Identify every line in the records below that contains the word "this", and reproduce each one.

##### DATA PROVIDED #####

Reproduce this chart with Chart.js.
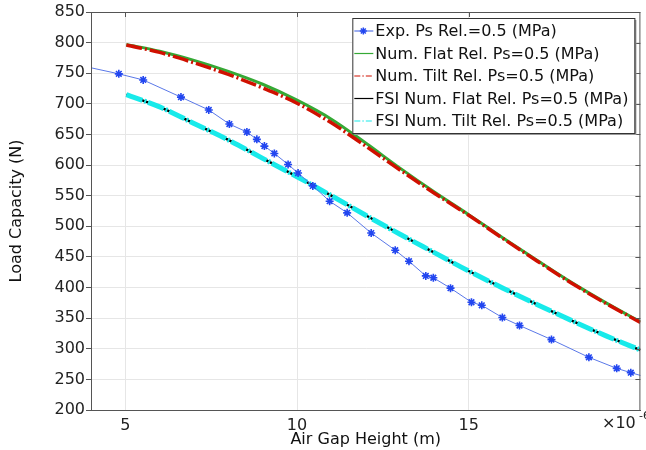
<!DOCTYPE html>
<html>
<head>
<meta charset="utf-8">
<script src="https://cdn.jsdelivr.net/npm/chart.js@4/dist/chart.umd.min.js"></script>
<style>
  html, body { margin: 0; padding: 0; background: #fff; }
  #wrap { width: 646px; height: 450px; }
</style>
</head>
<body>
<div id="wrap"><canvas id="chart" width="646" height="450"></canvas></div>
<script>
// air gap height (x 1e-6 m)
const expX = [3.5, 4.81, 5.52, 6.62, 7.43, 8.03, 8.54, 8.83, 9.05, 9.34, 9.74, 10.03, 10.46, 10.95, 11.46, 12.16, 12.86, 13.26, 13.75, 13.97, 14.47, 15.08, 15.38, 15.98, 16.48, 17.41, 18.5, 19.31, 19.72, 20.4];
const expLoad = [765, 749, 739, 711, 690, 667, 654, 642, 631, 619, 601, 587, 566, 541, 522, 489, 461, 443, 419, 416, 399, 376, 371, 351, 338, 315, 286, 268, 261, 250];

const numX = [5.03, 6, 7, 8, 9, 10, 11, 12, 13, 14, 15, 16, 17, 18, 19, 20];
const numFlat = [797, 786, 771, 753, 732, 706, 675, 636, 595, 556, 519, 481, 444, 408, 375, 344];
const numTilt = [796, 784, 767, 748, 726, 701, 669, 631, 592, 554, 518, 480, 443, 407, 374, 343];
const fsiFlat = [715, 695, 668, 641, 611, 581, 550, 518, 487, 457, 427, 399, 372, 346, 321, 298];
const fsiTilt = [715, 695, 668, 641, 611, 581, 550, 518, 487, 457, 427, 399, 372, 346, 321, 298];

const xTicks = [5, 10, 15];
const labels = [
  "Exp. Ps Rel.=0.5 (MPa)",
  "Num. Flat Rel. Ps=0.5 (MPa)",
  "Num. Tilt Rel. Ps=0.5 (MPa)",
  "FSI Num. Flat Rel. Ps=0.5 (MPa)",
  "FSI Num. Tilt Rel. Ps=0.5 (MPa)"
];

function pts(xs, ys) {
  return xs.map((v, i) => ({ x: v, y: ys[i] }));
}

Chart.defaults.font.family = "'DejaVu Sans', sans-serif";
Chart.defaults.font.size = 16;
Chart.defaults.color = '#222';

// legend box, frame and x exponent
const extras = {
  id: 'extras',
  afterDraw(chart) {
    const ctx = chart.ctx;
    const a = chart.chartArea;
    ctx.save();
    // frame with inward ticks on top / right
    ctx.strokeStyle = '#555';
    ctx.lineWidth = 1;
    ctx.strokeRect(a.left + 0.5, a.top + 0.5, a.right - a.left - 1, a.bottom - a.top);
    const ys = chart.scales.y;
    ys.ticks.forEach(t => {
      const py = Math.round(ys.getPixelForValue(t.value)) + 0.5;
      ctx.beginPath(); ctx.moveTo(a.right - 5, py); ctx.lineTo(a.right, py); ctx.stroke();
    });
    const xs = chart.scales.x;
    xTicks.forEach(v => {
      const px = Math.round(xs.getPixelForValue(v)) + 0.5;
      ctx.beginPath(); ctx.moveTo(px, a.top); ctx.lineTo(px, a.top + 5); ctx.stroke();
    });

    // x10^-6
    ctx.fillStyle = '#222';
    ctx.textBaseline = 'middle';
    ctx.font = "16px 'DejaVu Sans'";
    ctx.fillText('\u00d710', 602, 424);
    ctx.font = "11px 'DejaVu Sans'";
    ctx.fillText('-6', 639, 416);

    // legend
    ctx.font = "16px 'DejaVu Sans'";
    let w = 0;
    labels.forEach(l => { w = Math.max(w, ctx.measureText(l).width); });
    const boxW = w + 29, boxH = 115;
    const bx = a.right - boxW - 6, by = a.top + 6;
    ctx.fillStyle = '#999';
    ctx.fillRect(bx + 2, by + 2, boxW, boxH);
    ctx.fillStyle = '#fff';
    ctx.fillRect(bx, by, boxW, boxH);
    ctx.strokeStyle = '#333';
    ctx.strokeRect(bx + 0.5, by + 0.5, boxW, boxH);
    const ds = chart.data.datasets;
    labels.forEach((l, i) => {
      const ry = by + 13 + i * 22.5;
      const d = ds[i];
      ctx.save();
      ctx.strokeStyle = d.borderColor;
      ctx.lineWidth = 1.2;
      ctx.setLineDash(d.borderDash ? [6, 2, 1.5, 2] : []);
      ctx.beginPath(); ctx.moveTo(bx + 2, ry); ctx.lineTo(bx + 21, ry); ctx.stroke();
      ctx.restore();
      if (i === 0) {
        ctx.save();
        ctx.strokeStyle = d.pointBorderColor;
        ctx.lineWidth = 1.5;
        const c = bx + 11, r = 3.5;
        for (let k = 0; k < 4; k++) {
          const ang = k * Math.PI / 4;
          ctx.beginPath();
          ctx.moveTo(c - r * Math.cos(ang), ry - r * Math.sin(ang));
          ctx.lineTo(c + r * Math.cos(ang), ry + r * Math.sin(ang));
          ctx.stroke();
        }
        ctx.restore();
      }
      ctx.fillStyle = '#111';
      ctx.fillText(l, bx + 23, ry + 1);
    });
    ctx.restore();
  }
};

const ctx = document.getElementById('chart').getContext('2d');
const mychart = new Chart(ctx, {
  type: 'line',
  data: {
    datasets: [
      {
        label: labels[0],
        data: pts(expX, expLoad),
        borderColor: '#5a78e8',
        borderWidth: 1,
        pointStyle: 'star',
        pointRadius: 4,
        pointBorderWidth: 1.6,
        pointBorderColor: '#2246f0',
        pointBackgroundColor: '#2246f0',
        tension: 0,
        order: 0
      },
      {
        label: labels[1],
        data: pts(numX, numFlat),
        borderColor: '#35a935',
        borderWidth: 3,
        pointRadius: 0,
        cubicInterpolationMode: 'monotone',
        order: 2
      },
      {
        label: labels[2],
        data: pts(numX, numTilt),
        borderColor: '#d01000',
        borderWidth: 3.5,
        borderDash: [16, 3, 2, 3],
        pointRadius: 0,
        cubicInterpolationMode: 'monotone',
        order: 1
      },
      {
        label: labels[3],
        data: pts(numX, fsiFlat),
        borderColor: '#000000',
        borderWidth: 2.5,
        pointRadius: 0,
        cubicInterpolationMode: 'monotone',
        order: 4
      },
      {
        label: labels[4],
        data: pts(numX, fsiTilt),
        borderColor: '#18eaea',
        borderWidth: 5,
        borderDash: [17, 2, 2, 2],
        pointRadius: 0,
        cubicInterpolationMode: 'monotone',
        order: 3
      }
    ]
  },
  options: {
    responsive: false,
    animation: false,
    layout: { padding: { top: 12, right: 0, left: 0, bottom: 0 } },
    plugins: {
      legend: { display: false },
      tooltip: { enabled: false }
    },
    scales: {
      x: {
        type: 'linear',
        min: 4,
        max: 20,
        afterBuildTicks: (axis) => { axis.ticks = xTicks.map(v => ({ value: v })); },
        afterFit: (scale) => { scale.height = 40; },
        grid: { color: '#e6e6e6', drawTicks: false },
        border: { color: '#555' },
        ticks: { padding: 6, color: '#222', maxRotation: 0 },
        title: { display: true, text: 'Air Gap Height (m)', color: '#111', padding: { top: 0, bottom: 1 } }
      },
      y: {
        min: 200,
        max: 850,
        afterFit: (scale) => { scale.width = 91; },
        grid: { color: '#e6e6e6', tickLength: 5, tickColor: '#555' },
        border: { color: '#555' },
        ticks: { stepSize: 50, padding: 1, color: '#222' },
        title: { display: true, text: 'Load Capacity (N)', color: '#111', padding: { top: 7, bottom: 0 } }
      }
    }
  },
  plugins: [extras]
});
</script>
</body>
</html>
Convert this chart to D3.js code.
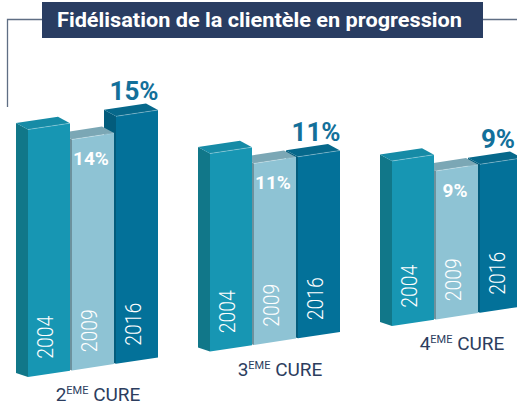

#####

### PROBLEM SOLUTION
Reproduce this chart with Chart.js.
Convert this chart to D3.js code.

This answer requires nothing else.